2015 Results

Further extensions of the energy-aware arterial bandwidth optimization problem has been devised. A thorough comparison of the proposed strategy with other algorithms existing in the literature has been performed. In particular, the presented solution has been proved to outperform not only the offset-based optimization proposed by Gomes [IEEE TITS 2015], but also known arterial bandwidth strategies, such as MAXBAND [TRB 1981].

Furthermore, the original stringent assumption of under-saturated traffic conditions, that is the assumption of a traffic demand that guarantees the existence of a green wave, has been relaxed. In particular, a study at different levels of traffic demand and congestion has been conducted to assess the performance of the proposed strategy in challenging scenarios. It has been demonstrated that it is possible to tune the weights of the optimization function in order to reach Pareto-optimal operation conditions, also at over-saturated traffic conditions.

A new comparison with the existing arterial bandwidth algorithms at this point has demonstrated that our extension to a demand-adaptive framework allows to further increase the gains and the benefits in terms of energy consumption, average travel time, number of stops and time wasted idling at traffic lights.
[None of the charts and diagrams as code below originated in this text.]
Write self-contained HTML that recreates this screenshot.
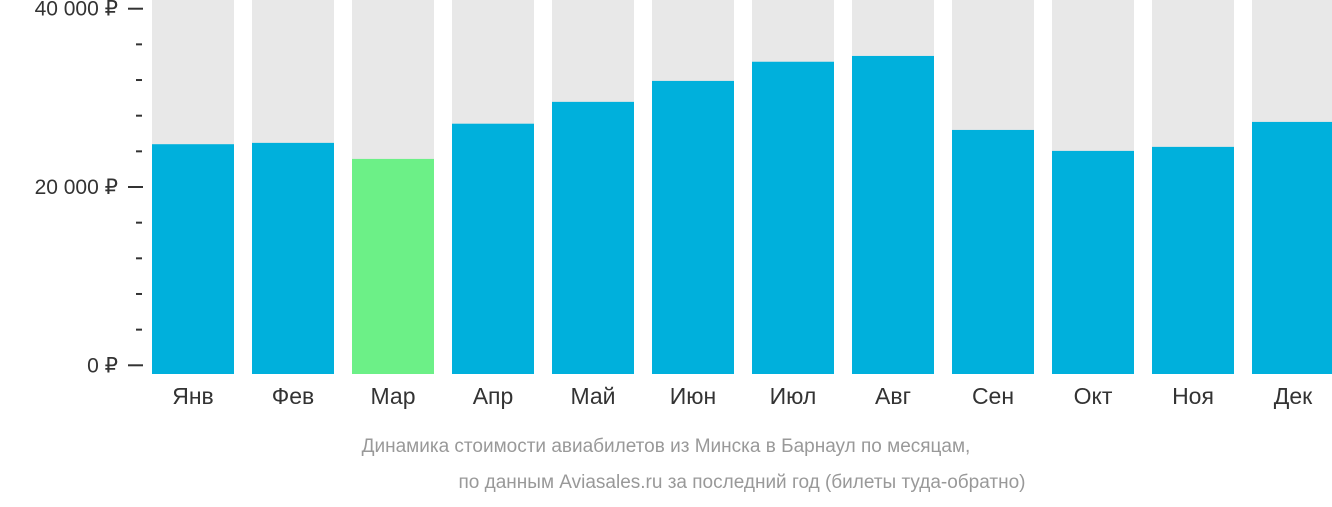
<!DOCTYPE html>
<html><head><meta charset="utf-8"><style>
body{margin:0;background:#fff;width:1332px;height:502px;overflow:hidden;font-family:"Liberation Sans","DejaVu Sans",sans-serif}
</style></head><body>
<svg width="1332" height="502" id="chart">
<text x="666" y="452" text-anchor="middle" font-size="19" fill="#999">Динамика стоимости авиабилетов из Минска в Барнаул по месяцам,</text>
<text x="742" y="488" text-anchor="middle" font-size="19" fill="#999">по данным Aviasales.ru за последний год (билеты туда-обратно)</text>
</svg>
<script>
const months=["Янв","Фев","Мар","Апр","Май","Июн","Июл","Авг","Сен","Окт","Ноя","Дек"];
const prices=[24800,24950,23150,27100,29550,31900,34050,34700,26400,24050,24500,27300];
const cheapest=[false,false,true,false,false,false,false,false,false,false,false,false];
const tickValues=[0,20000,40000];
const tickLabels=["0 ₽","20 000 ₽","40 000 ₽"];
const minorTicks=[4000,8000,12000,16000,24000,28000,32000,36000];
const NS="http://www.w3.org/2000/svg";
const svg=document.getElementById('chart');
function y(v){return 365.3-v*(356.6/40000);}
function x(i){return 152+i*100;}
const base=374,bw=82;
function mk(t,a){const e=document.createElementNS(NS,t);for(const k in a)e.setAttribute(k,a[k]);svg.appendChild(e);return e;}
months.forEach((m,i)=>{
 const bg=mk('rect',{x:x(i),y:0,width:bw,height:base,fill:'#e8e8e8'});
 
 
 const b=mk('rect',{x:x(i),y:y(prices[i]),width:bw,height:base-y(prices[i]),fill:cheapest[i]?'#6cf087':'#00b0dc'});
 
 
 const t=mk('text',{x:x(i)+bw/2,y:404,'text-anchor':'middle','font-size':23,fill:'#333'});
 t.textContent=m;
 
 
});
tickValues.forEach((v,i)=>{
 const l=mk('line',{x1:128,x2:143,y1:y(v),y2:y(v),stroke:'#333','stroke-width':2});
 
 
 const t=mk('text',{x:118,y:y(v)+7,'text-anchor':'end','font-size':21,fill:'#333'});
 t.textContent=tickLabels[i];
 
 
});
minorTicks.forEach(v=>{
 const l=mk('line',{x1:136,x2:142,y1:y(v),y2:y(v),stroke:'#333','stroke-width':2});
 
 
});
</script>
</body></html>
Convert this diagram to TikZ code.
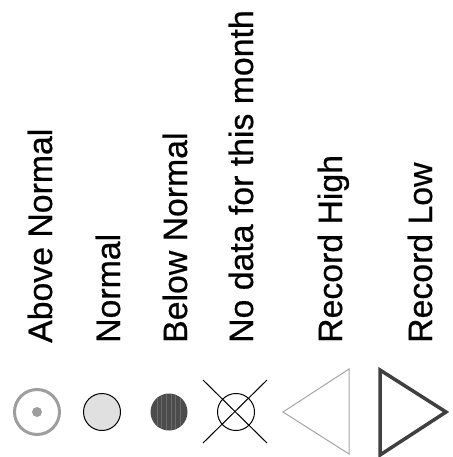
\documentclass[tikz,border=0pt]{standalone}
\usepackage{fontspec}
\setmainfont[FakeBold=0.6]{Liberation Sans}
\begin{document}
\begin{tikzpicture}[x=1pt,y=-1pt,
  lbl/.style={rotate=90,anchor=base west,inner sep=0pt,font=\fontsize{33.8}{36}\selectfont},
  ringgray/.style={draw=black!38,line width=3pt},
  dotgray/.style={fill=black!38},
  normalc/.style={draw=black,fill=black!12,line width=1pt},
  belowc/.style={fill=black!70},
  stripe/.style={draw=black!58,line width=0.5pt},
  nodatac/.style={draw=black,line width=1pt},
  highTri/.style={draw=black!35,line width=1pt},
  lowTri/.style={draw=black!75,line width=3.5pt,line join=miter}]
\useasboundingbox (0,0) rectangle (452,457);
\node[lbl] (t1) at (52,343) {Above Normal};
\node[lbl] (t2) at (120,343) {Normal};
\node[lbl] (t3) at (187,343) {Below Normal};
\node[lbl] (t4) at (253,343) {No data for this month};
\node[lbl] (t5) at (342,343) {Record High};
\node[lbl] (t6) at (432,343) {Record Low};
% symbols
\draw[ringgray] (37,412) circle (22.5);
\fill[dotgray] (37,412) circle (5);
\draw[normalc] (102,412) circle (18.5);
\fill[belowc] (169,412) circle (18.5);
\begin{scope}
\clip (169,412) circle (18.5);
\foreach \sx in {157,161,166,171,175,180} {\draw[stripe] (\sx,390) -- (\sx,435);}
\end{scope}
\draw[nodatac] (236,412) circle (18.5);
\coordinate (xa) at (203,380);
\coordinate (xb) at (267,443);
\coordinate (xc) at (203,443);
\coordinate (xd) at (267,380);
\draw[nodatac] (xa) -- (xb);
\draw[nodatac] (xc) -- (xd);
\coordinate (ha) at (283,412);
\coordinate (hb) at (349,369);
\coordinate (hc) at (349,454);
\draw[highTri] (ha) -- (hb) -- (hc) -- cycle;
\coordinate (la) at (380,370);
\coordinate (lb) at (380,455);
\coordinate (lc) at (446,412);
\draw[lowTri] (la) -- (lc) -- (lb) -- cycle;
\end{tikzpicture}
\end{document}
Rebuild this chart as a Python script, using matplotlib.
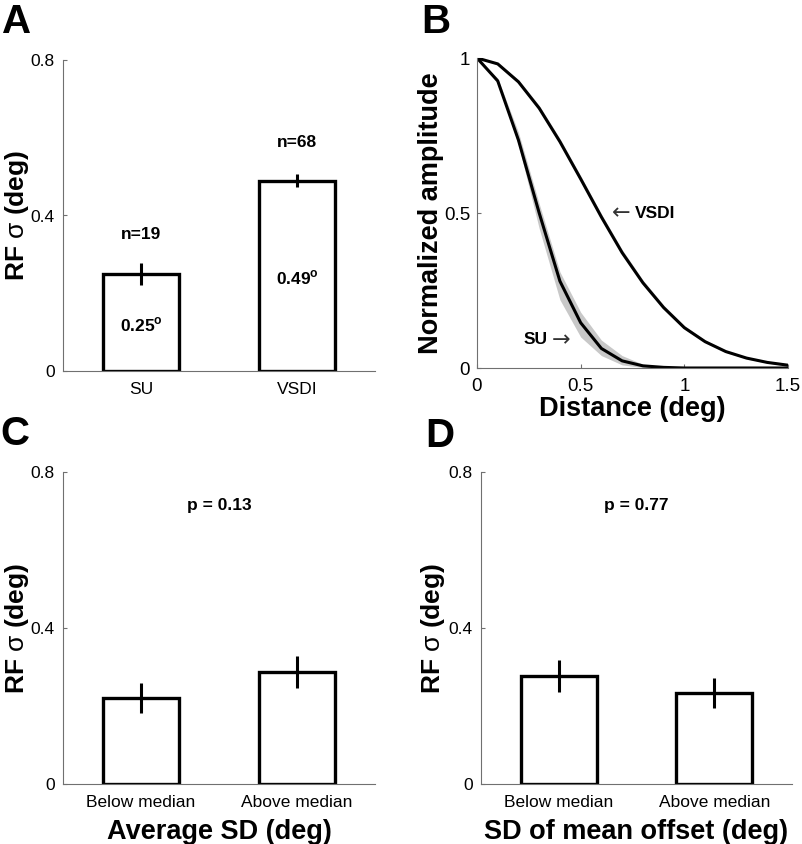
import matplotlib
matplotlib.use("Agg")
import matplotlib.pyplot as plt

plt.rcParams['font.family'] = ['Liberation Sans', 'DejaVu Sans']
plt.rcParams['mathtext.fontset'] = 'custom'
plt.rcParams['mathtext.rm'] = 'Liberation Sans'
plt.rcParams['mathtext.bf'] = 'Liberation Sans:bold'

# Panel A: RF sigma, SU vs VSDI
a_labels = ['SU', 'VSDI']
a_means = [0.25, 0.49]
a_errs = [0.028, 0.017]
a_counts = ['n=19', 'n=68']
a_values = ['0.25', '0.49']

# Panel B: normalized amplitude vs distance
dist = [0.0, 0.1, 0.2, 0.3, 0.4, 0.5, 0.6, 0.7, 0.8, 0.9, 1.0, 1.1, 1.2, 1.3, 1.4, 1.5]
su_amp = [1.0, 0.926, 0.735, 0.50, 0.28, 0.146, 0.063, 0.023, 0.007, 0.002, 0, 0, 0, 0, 0, 0]
su_lo = [1.0, 0.92, 0.72, 0.45, 0.22, 0.10, 0.04, 0.01, 0.002, 0, 0, 0, 0, 0, 0, 0]
su_hi = [1.0, 0.935, 0.76, 0.53, 0.31, 0.18, 0.09, 0.04, 0.012, 0.003, 0, 0, 0, 0, 0, 0]
vsdi_amp = [1.0, 0.981, 0.923, 0.838, 0.73, 0.61, 0.487, 0.372, 0.275, 0.195, 0.13, 0.085, 0.053, 0.032, 0.018, 0.009]
vsdi_lo = [1.0, 0.978, 0.918, 0.832, 0.723, 0.602, 0.48, 0.366, 0.27, 0.19, 0.126, 0.082, 0.05, 0.03, 0.016, 0.007]
vsdi_hi = [1.0, 0.985, 0.93, 0.847, 0.74, 0.62, 0.497, 0.382, 0.284, 0.203, 0.137, 0.09, 0.057, 0.035, 0.02, 0.011]

# Panels C and D: below / above median split
split_labels = ['Below median', 'Above median']
c_means = [0.22, 0.287]
c_errs = [0.038, 0.04]
c_p = 'p = 0.13'
d_means = [0.277, 0.233]
d_errs = [0.041, 0.039]
d_p = 'p = 0.77'

W, H = 802, 844
fig = plt.figure(figsize=(W / 100, H / 100), dpi=100)


def px_axes(left, right, top, bottom):
    return fig.add_axes([left / W, 1 - bottom / H, (right - left) / W, (bottom - top) / H])


def style(ax, fs=12.5):
    for s in ['top', 'right']:
        ax.spines[s].set_visible(False)
    for s in ['left', 'bottom']:
        ax.spines[s].set_color('#707070')
        ax.spines[s].set_linewidth(0.8)
    ax.tick_params(direction='in', length=3, width=0.8, color='#707070', labelsize=fs, pad=6)
    ax.tick_params(axis='x', pad=8)


def bar_panel(ax, labels, means, errs):
    x = [1, 2]
    ax.bar(x, means, width=0.49, color='white', edgecolor='black', linewidth=2.4, zorder=2)
    ax.errorbar(x, means, yerr=errs, fmt='none', ecolor='black', elinewidth=2.2, capsize=0, zorder=3)
    ax.set_xlim(0.5, 2.5)
    ax.set_ylim(0, 0.8)
    ax.set_xticks(x)
    ax.set_xticklabels(labels)
    ax.set_yticks([0, 0.4, 0.8])
    ax.set_yticklabels(['0', '0.4', '0.8'])
    style(ax)
    ax.set_ylabel(r'RF $\mathrm{\sigma}$ (deg)', fontsize=19, fontweight='bold')


# A
axA = px_axes(63, 375, 60, 371)
bar_panel(axA, a_labels, a_means, a_errs)
axA.yaxis.set_label_coords(-0.104, 0.5)
for xi, c, yv in zip([1, 2], a_counts, [0.352, 0.589]):
    axA.text(xi, yv, c, ha='center', va='center', fontsize=12.5, fontweight='bold')
for xi, v, yv in zip([1, 2], a_values, [0.118, 0.239]):
    axA.text(xi, yv, v + r'$^{\mathbf{o}}$', ha='center', va='center', fontsize=12.5, fontweight='bold')

# B
axB = px_axes(477, 788, 58, 368)
axB.fill_between(dist, su_lo, su_hi, color='#c8c8c8', linewidth=0, zorder=1)
axB.fill_between(dist, vsdi_lo, vsdi_hi, color='#c8c8c8', linewidth=0, zorder=1)
axB.plot(dist, su_amp, color='black', linewidth=2.2, zorder=2)
axB.plot(dist, vsdi_amp, color='black', linewidth=2.2, zorder=2)
axB.set_xlim(0, 1.5)
axB.set_ylim(0, 1)
axB.set_xticks([0, 0.5, 1, 1.5])
axB.set_xticklabels(['0', '0.5', '1', '1.5'])
axB.set_yticks([0, 0.5, 1])
axB.set_yticklabels(['0', '0.5', '1'])
style(axB, fs=13.5)
axB.tick_params(axis='x', pad=7)
axB.tick_params(axis='y', pad=5)
axB.set_xlabel('Distance (deg)', fontsize=19.5, fontweight='bold')
axB.xaxis.set_label_coords(0.5, -0.09)
axB.set_ylabel('Normalized amplitude', fontsize=19.5, fontweight='bold')
axB.yaxis.set_label_coords(-0.105, 0.5)
axB.text(0.652, 0.50, '\u2190', ha='left', va='center', fontsize=16, color='#333333', family='DejaVu Sans')
axB.text(0.762, 0.50, 'VSDI', ha='left', va='center', fontsize=12.5, fontweight='bold')
axB.text(0.223, 0.091, 'SU', ha='left', va='center', fontsize=12.5, fontweight='bold')
axB.text(0.362, 0.091, '\u2192', ha='left', va='center', fontsize=16, color='#333333', family='DejaVu Sans')

# C
axC = px_axes(63, 375, 472, 784)
bar_panel(axC, split_labels, c_means, c_errs)
axC.yaxis.set_label_coords(-0.104, 0.5)
axC.set_xlabel('Average SD (deg)', fontsize=19.5, fontweight='bold')
axC.xaxis.set_label_coords(0.5, -0.112)
axC.text(1.5, 0.715, c_p, ha='center', va='center', fontsize=12.5, fontweight='bold')

# D
axD = px_axes(481, 792, 472, 784)
bar_panel(axD, split_labels, d_means, d_errs)
axD.yaxis.set_label_coords(-0.11, 0.5)
axD.set_xlabel('SD of mean offset (deg)', fontsize=19.5, fontweight='bold')
axD.xaxis.set_label_coords(0.5, -0.112)
axD.text(1.5, 0.715, d_p, ha='center', va='center', fontsize=12.5, fontweight='bold')

# panel letters
for letter, x, y in [('A', 2, 33), ('B', 421, 33), ('C', 0, 445), ('D', 425, 447)]:
    fig.text(x / W, 1 - y / H, letter, fontsize=29, fontweight='bold', ha='left', va='baseline')

fig.savefig('out.png', dpi=100)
During the visit of Alain Kibangou at UC Berkeley, discussions with Gabriel Gomes and Cheng-Ju Wu (PhD student) took place according to traffic prediction issues. For traffic flow prediction, the UC Berkeley team has developed a boundary flow prediction method that combines the most recent traffic data with historical traffic data. For this purpose an autoregressive moving average with an exogenous input (ARMAX) model is estimated online with the most recent vehicle detector station data. Then a multiple-step-ahead predictor of traffic demand is obtained from the estimated ARMAX model by solving a corresponding Bezout equation for each predictor. At the INRIA side, instead of ARMAX, flow or travel time are model as random walk models whose statistical properties are learned from historical data. Based on clustering of these historical data, different models can be learnt. Then a Kalman filter can be designed for each cluster before fusing the different predictors.  It is rather difficult to state about the optimality of one approach with respect to the other. Both are based on learning a model, deterministic (ARMAX) or stochastic (random walk), from historical data. It is worth noting that while the traffic prediction topic is active at the INRIA side through the PhD thesis of Andres Ladino, it is currently on standby at the Berkeley side since the departure of Dr Thomas Schreiter from the team. However, lessons learnt from the two approaches can give insights to develop efficient method in particular for large scale traffic network. Indeed, for such networks, simple models that can be efficiently learnt online must be developed. ARMAX can be too complex while first order random walk model can be too simple to capture the whole dynamics of the traffic flow. New generation of model is then to be investigated with new people involved in this topic at UC Berkeley side.